Activity oscillation can be observed on certain occasions. First, some kind of activity can complete its cycles and then give way to another one. Such a type of activity oscillation can be called as the «natural one». Second, foregoing intertransitions may not coincide with the completion of their cycles. It turns out that the transitions result from the interruptions of one activity by another. Such a type of activity oscillation can be called as the «quasinatural one».
Krasis of activities conceive a proportion, or balance between their different kinds. Superposition of one kinds of activity on another one forms a special spectrum in which cycles, intervals, frequencies are different for each kind of activity separately.
The foregoing ideas concerning activity polyphony can be spread to the interactions between trans- and ecoindividuality including their discrete links. Then one can come to recognize that II is advanced in his (her) world following the pattern seen in circulations. Such a pattern of development is based on the change of determining sources and the change of modes of II existence in course of its transfer from one system to another.
I treat transitions from one modes of II existence to another and back as the oscillations of metaindividual world, similar transitions between separate links within either trans- or ecoindividuality as pulsations.
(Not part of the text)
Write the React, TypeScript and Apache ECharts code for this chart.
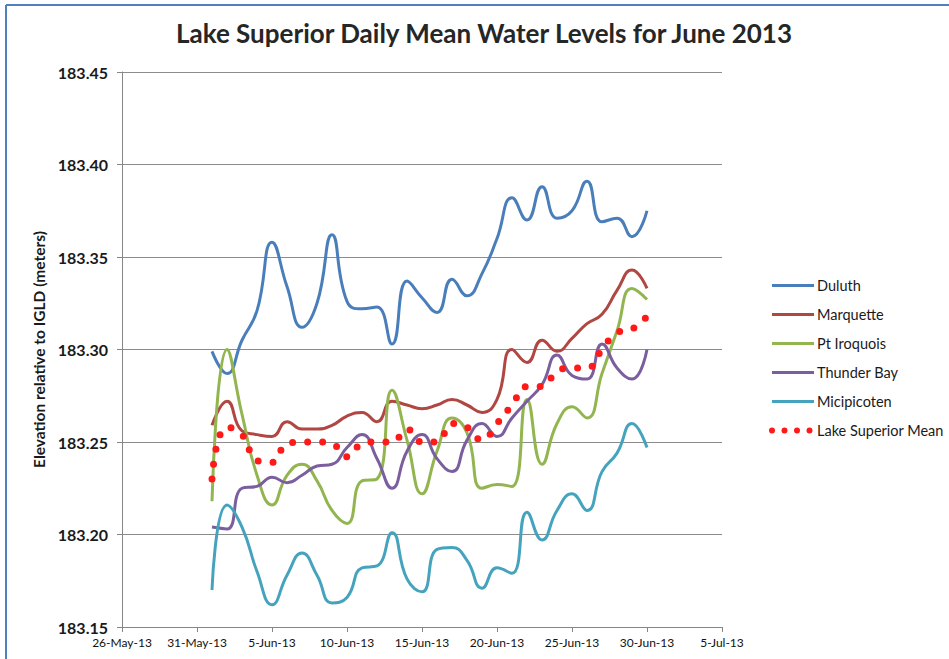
import React, { useEffect, useRef } from "react";
import * as echarts from "echarts";

const tickLabels = ["26-May-13", "31-May-13", "5-Jun-13", "10-Jun-13", "15-Jun-13", "20-Jun-13", "25-Jun-13", "30-Jun-13", "5-Jul-13"];
// June day numbers 1..30
const juneDays = Array.from({ length: 30 }, (_, i) => i + 1);

const duluth = [183.299, 183.287, 183.305, 183.321, 183.358, 183.334, 183.312, 183.325, 183.362, 183.326, 183.322, 183.323, 183.303, 183.337, 183.328, 183.320, 183.338, 183.329, 183.341, 183.360, 183.382, 183.370, 183.388, 183.371, 183.375, 183.391, 183.369, 183.371, 183.361, 183.375];
const marquette = [183.259, 183.272, 183.256, 183.254, 183.253, 183.261, 183.257, 183.257, 183.259, 183.264, 183.266, 183.261, 183.272, 183.270, 183.268, 183.270, 183.273, 183.270, 183.266, 183.273, 183.300, 183.293, 183.305, 183.299, 183.306, 183.314, 183.319, 183.332, 183.343, 183.333];
const ptIroquois = [183.218, 183.300, 183.265, 183.232, 183.216, 183.232, 183.238, 183.229, 183.213, 183.206, 183.229, 183.230, 183.278, 183.251, 183.222, 183.245, 183.263, 183.255, 183.225, 183.227, 183.226, 183.273, 183.238, 183.260, 183.269, 183.263, 183.287, 183.310, 183.333, 183.327];
const thunderBay = [183.204, 183.203, 183.225, 183.226, 183.231, 183.228, 183.232, 183.237, 183.238, 183.247, 183.254, 183.241, 183.225, 183.245, 183.254, 183.241, 183.234, 183.251, 183.260, 183.253, 183.263, 183.272, 183.281, 183.297, 183.286, 183.284, 183.303, 183.290, 183.284, 183.300];
const micipicoten = [183.170, 183.216, 183.204, 183.180, 183.162, 183.178, 183.190, 183.178, 183.163, 183.166, 183.182, 183.183, 183.201, 183.176, 183.169, 183.192, 183.193, 183.186, 183.171, 183.182, 183.179, 183.212, 183.197, 183.213, 183.222, 183.213, 183.234, 183.244, 183.260, 183.247];
const lakeMean = [183.230, 183.258, 183.254, 183.240, 183.239, 183.249, 183.250, 183.250, 183.249, 183.242, 183.249, 183.250, 183.250, 183.257, 183.250, 183.250, 183.260, 183.258, 183.251, 183.260, 183.270, 183.280, 183.280, 183.288, 183.290, 183.290, 183.300, 183.309, 183.311, 183.318];

const FONT = "Lato, 'Open Sans', sans-serif";

// x axis counts days since 26-May-13; 1 June = day 6
const toX = (d: number) => d + 5;

const COLORS = {
  duluth: "#4A7EBB",
  marquette: "#B04743",
  ptIroquois: "#92B550",
  thunderBay: "#7B5E9E",
  micipicoten: "#45A3BE",
  mean: "#FF1A1A",
};

const lineSeries = (name: string, values: number[], color: string) => ({
  name,
  type: "line",
  smooth: 0.5,
  symbol: "none",
  data: values.map((v, i) => [toX(juneDays[i]), v]),
  lineStyle: { color, width: 3 },
  itemStyle: { color },
});

const solidLegend = (name: string, color: string) => ({
  name,
  itemStyle: { opacity: 0 },
  lineStyle: { color, width: 3, type: "solid" },
});

export default function App() {
  const ref = useRef<HTMLDivElement>(null);
  useEffect(() => {
    document.body.style.margin = "0";
    const chart = echarts.init(ref.current!, null, { renderer: "svg" });
    chart.setOption({
      animation: false,
      backgroundColor: "#ffffff",
      textStyle: { fontFamily: FONT },
      title: {
        text: "Lake Superior Daily Mean Water Levels for June 2013",
        left: 479,
        top: 15,
        textAlign: "center",
        textStyle: { fontFamily: FONT, fontSize: 26, fontWeight: "bold", color: "#262626" },
      },
      graphic: [
        { type: "line", shape: { x1: 6, y1: 5, x2: 949, y2: 5 }, style: { stroke: "#4F81BD", lineWidth: 2 } },
        { type: "line", shape: { x1: 6, y1: 5, x2: 6, y2: 659 }, style: { stroke: "#4F81BD", lineWidth: 2 } },
      ],
      grid: { left: 122, right: 227, top: 72, bottom: 32, containLabel: false },
      legend: {
        orient: "vertical",
        left: 769,
        top: 278,
        padding: 0,
        itemWidth: 42,
        itemHeight: 14,
        itemGap: 14,
        textStyle: { fontFamily: FONT, fontSize: 14.5, color: "#1a1a1a", padding: [0, 0, 0, -2] },
        data: [
          solidLegend("Duluth", COLORS.duluth),
          solidLegend("Marquette", COLORS.marquette),
          solidLegend("Pt Iroquois", COLORS.ptIroquois),
          solidLegend("Thunder Bay", COLORS.thunderBay),
          solidLegend("Micipicoten", COLORS.micipicoten),
          {
            name: "Lake Superior Mean",
            itemStyle: { opacity: 0 },
            lineStyle: { color: COLORS.mean, width: 6, type: [0, 12.5], cap: "round" },
          },
        ],
      },
      xAxis: {
        type: "value",
        min: 0,
        max: 40,
        interval: 5,
        axisLine: { show: true, lineStyle: { color: "#868686", width: 1 } },
        axisTick: { show: true, length: 5, lineStyle: { color: "#868686" } },
        splitLine: { show: false },
        axisLabel: {
          margin: 9,
          fontFamily: FONT,
          fontSize: 12,
          color: "#111",
          formatter: (v: number) => tickLabels[Math.round(v / 5)] ?? "",
        },
      },
      yAxis: {
        type: "value",
        min: 183.15,
        max: 183.45,
        interval: 0.05,
        name: "Elevation relative to IGLD (meters)",
        nameLocation: "middle",
        nameGap: 75,
        nameTextStyle: { fontFamily: FONT, fontSize: 15.5, fontWeight: "bold", color: "#1a1a1a" },
        axisLine: { show: true, lineStyle: { color: "#868686", width: 1 } },
        axisTick: { show: true, length: 5, lineStyle: { color: "#868686" } },
        splitLine: { show: true, lineStyle: { color: "#8c8c8c", width: 1 } },
        axisLabel: {
          margin: 14,
          fontFamily: FONT,
          fontSize: 16,
          fontWeight: "bold",
          color: "#1a1a1a",
          formatter: (v: number) => v.toFixed(2),
        },
      },
      series: [
        lineSeries("Duluth", duluth, COLORS.duluth),
        lineSeries("Marquette", marquette, COLORS.marquette),
        lineSeries("Pt Iroquois", ptIroquois, COLORS.ptIroquois),
        lineSeries("Thunder Bay", thunderBay, COLORS.thunderBay),
        lineSeries("Micipicoten", micipicoten, COLORS.micipicoten),
        {
          name: "Lake Superior Mean",
          type: "line",
          smooth: 0.5,
          symbol: "none",
          z: 5,
          data: lakeMean.map((v, i) => [toX(juneDays[i]), v]),
          lineStyle: { color: COLORS.mean, width: 7, type: [0, 15], cap: "round" },
          itemStyle: { color: COLORS.mean },
        },
      ],
    });
    return () => chart.dispose();
  }, []);
  return <div ref={ref} style={{ width: 949, height: 659 }} />;
}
Pulsations arise due to the fact that each cycle within trans- or ecoindividuality consists of some steps and there exist transitions from one step to another inside every cycle. These transitions possess unidirectedness (toward world objects) and the redistribution of resources resulting in the appearence of ‘remains’ at the pole of world objects. Inasmuch as cycles repeat, the remains accumulate. A special accumulative effect is found that fosters the development of new individual qualities. So the pulsations can be viewed as developing ones at the output of which the accumulation of new qualities appears.